WRITTEN EXERCISE
Print exactly the lines from the first one down to the line that contains "2.706, 2.719, 2.650]", both included, and skip the pictures.

DATASET CONTENT
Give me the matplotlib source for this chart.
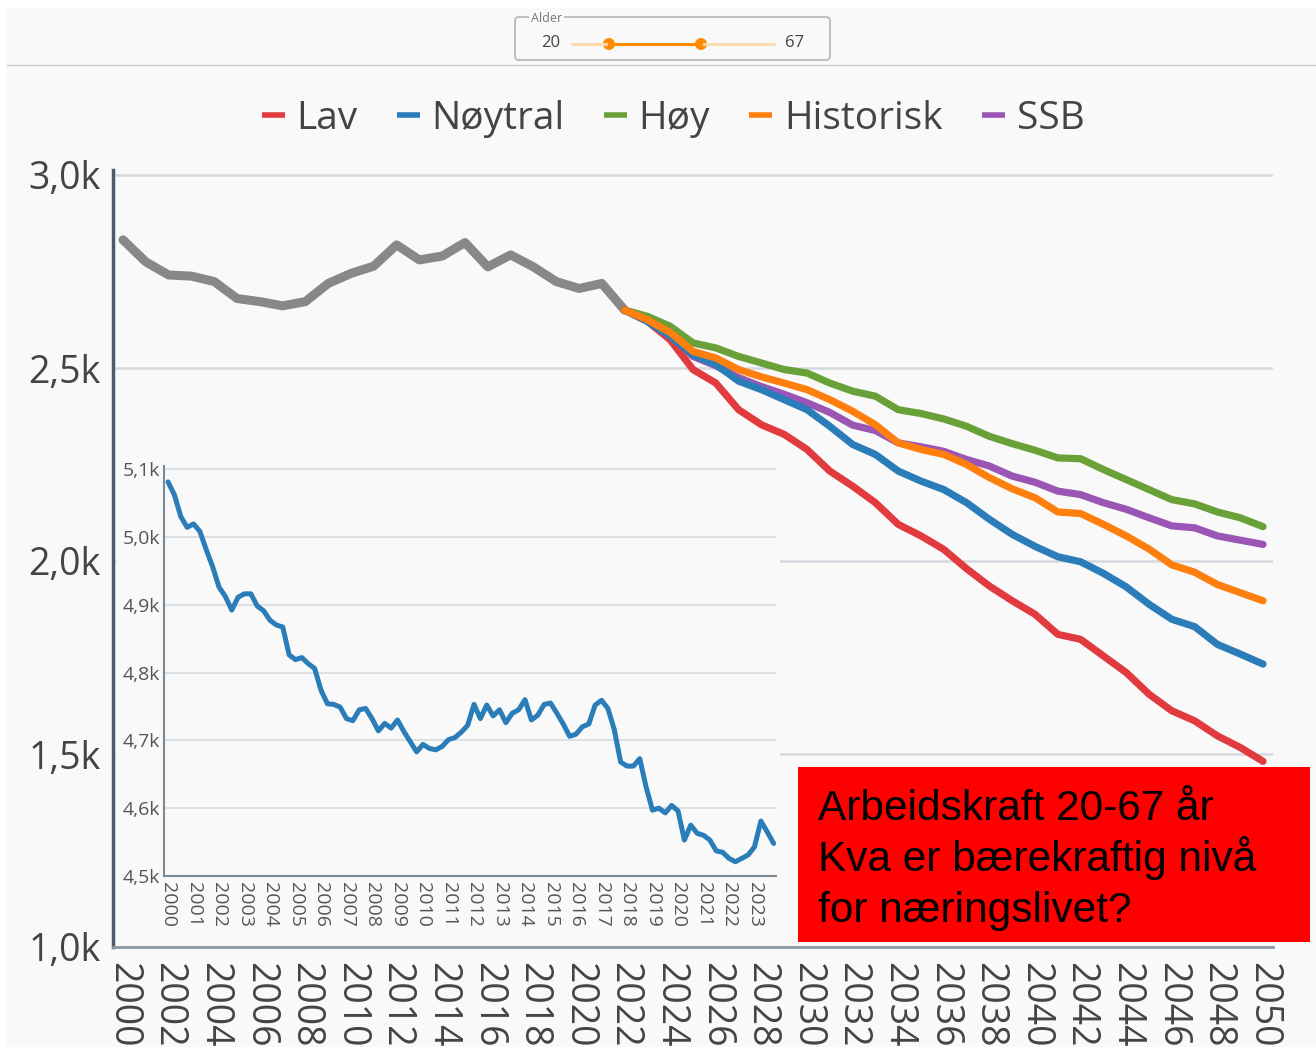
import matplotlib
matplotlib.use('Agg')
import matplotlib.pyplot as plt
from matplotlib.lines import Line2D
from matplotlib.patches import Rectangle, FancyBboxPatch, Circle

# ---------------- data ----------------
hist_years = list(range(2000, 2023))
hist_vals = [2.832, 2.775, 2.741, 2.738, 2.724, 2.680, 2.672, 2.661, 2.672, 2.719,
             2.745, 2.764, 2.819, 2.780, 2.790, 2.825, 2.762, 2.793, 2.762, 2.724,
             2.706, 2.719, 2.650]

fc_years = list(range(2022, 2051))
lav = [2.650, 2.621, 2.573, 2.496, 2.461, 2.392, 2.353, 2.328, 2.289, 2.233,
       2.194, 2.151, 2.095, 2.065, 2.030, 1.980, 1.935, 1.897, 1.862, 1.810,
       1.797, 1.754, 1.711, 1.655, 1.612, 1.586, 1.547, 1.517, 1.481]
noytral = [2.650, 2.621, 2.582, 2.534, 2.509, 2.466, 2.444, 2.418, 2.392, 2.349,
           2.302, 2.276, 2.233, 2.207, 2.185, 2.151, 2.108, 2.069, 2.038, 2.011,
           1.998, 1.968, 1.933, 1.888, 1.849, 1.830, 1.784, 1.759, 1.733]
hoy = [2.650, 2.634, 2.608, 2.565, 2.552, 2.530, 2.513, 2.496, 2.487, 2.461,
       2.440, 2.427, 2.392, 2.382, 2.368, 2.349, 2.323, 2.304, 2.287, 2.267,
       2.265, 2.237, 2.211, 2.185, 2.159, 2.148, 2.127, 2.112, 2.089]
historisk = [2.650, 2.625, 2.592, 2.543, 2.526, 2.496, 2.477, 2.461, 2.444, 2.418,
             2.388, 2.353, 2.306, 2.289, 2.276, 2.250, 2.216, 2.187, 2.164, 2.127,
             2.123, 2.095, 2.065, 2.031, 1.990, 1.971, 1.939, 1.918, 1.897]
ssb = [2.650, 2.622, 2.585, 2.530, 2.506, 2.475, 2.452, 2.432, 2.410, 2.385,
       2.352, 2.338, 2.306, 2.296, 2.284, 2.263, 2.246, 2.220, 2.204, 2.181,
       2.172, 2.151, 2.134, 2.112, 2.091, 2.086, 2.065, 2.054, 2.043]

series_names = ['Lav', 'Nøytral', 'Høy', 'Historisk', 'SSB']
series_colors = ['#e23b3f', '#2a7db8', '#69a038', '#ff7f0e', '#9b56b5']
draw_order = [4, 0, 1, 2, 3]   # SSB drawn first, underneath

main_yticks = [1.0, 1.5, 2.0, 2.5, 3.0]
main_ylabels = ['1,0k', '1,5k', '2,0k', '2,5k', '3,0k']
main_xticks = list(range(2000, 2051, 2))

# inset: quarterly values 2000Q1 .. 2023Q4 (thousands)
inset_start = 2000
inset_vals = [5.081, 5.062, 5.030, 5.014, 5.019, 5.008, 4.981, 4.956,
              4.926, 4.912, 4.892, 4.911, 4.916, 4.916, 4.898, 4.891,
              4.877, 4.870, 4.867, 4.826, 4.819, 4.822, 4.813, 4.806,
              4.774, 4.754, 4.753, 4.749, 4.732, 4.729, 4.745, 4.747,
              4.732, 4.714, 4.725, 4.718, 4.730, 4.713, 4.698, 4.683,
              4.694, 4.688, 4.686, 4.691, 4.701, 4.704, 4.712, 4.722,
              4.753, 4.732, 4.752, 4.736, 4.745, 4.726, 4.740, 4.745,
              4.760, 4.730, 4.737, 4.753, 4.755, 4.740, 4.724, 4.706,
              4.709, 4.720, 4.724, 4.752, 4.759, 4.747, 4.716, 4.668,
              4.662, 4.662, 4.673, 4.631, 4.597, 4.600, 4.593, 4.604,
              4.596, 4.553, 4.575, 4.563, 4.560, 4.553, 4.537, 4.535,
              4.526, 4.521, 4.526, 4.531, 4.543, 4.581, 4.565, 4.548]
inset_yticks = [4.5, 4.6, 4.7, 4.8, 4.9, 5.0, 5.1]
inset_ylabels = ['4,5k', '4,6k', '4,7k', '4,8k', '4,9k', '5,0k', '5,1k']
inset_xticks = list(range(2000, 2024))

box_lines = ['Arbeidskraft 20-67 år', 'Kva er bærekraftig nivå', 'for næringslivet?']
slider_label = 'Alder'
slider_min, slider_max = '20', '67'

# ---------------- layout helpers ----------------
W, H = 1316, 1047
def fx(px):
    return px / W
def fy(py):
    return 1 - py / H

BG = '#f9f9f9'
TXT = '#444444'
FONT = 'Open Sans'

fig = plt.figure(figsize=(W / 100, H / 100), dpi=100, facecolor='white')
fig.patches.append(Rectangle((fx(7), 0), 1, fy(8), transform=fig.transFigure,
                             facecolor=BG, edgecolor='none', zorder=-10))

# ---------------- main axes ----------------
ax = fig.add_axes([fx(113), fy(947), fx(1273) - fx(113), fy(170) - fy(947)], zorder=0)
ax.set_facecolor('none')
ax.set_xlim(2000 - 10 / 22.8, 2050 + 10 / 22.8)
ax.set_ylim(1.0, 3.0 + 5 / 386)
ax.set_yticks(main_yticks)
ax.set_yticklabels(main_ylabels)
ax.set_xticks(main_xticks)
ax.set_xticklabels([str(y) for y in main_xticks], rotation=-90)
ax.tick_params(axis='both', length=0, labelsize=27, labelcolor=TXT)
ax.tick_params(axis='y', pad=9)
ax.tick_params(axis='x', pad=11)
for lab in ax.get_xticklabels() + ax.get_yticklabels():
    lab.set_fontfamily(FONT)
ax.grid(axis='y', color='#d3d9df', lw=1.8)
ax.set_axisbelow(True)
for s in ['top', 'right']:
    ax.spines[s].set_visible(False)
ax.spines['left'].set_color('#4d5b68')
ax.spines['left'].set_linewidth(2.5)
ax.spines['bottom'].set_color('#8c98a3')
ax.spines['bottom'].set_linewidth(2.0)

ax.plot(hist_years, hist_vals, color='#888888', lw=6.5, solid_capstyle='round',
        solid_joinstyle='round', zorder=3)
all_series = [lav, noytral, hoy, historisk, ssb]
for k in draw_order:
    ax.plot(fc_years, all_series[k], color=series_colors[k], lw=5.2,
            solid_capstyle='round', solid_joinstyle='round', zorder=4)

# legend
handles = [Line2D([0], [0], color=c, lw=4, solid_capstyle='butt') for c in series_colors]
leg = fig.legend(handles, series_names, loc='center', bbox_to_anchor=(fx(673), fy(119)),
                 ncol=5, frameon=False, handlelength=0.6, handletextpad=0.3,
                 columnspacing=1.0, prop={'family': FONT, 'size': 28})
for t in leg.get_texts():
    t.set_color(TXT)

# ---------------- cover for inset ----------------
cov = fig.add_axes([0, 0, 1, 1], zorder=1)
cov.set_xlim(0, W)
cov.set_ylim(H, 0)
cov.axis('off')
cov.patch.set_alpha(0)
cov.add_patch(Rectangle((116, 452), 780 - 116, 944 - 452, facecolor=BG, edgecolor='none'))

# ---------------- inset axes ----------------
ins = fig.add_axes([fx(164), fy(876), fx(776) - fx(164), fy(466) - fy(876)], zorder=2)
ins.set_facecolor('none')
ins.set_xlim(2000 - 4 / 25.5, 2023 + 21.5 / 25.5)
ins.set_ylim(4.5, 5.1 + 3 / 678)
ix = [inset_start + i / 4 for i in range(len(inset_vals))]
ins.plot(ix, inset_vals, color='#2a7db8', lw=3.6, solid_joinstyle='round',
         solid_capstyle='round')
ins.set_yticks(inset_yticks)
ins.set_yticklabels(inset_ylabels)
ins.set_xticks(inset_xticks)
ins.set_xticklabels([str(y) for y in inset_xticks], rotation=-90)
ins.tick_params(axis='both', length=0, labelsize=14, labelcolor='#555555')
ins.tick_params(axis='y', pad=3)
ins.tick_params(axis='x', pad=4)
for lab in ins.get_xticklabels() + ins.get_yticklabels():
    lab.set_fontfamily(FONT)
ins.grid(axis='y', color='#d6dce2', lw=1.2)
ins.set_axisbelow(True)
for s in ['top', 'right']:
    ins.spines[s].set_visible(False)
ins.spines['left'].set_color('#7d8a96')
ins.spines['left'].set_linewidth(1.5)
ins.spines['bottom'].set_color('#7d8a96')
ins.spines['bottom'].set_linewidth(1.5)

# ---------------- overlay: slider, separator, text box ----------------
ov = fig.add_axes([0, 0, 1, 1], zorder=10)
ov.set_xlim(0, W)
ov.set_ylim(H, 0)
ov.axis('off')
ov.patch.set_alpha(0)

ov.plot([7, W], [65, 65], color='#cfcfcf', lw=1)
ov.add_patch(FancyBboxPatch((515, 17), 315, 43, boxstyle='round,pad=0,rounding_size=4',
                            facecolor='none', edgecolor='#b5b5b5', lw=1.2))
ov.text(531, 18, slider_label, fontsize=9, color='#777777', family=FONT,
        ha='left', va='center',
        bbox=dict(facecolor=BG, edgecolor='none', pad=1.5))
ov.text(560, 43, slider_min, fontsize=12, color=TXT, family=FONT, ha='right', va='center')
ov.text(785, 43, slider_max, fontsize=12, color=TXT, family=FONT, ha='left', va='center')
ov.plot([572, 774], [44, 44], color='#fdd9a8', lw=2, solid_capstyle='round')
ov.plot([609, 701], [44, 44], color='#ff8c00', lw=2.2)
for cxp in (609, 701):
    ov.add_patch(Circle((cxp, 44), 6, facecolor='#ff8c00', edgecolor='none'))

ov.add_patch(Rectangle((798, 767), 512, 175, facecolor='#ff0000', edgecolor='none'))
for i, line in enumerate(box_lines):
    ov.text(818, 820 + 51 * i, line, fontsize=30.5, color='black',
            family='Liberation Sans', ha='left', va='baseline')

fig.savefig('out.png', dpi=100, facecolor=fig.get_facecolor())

TASK OUTPUT
Give me the matplotlib source for this chart.
import matplotlib
matplotlib.use('Agg')
import matplotlib.pyplot as plt
from matplotlib.lines import Line2D
from matplotlib.patches import Rectangle, FancyBboxPatch, Circle

# ---------------- data ----------------
hist_years = list(range(2000, 2023))
hist_vals = [2.832, 2.775, 2.741, 2.738, 2.724, 2.680, 2.672, 2.661, 2.672, 2.719,
             2.745, 2.764, 2.819, 2.780, 2.790, 2.825, 2.762, 2.793, 2.762, 2.724,
             2.706, 2.719, 2.650]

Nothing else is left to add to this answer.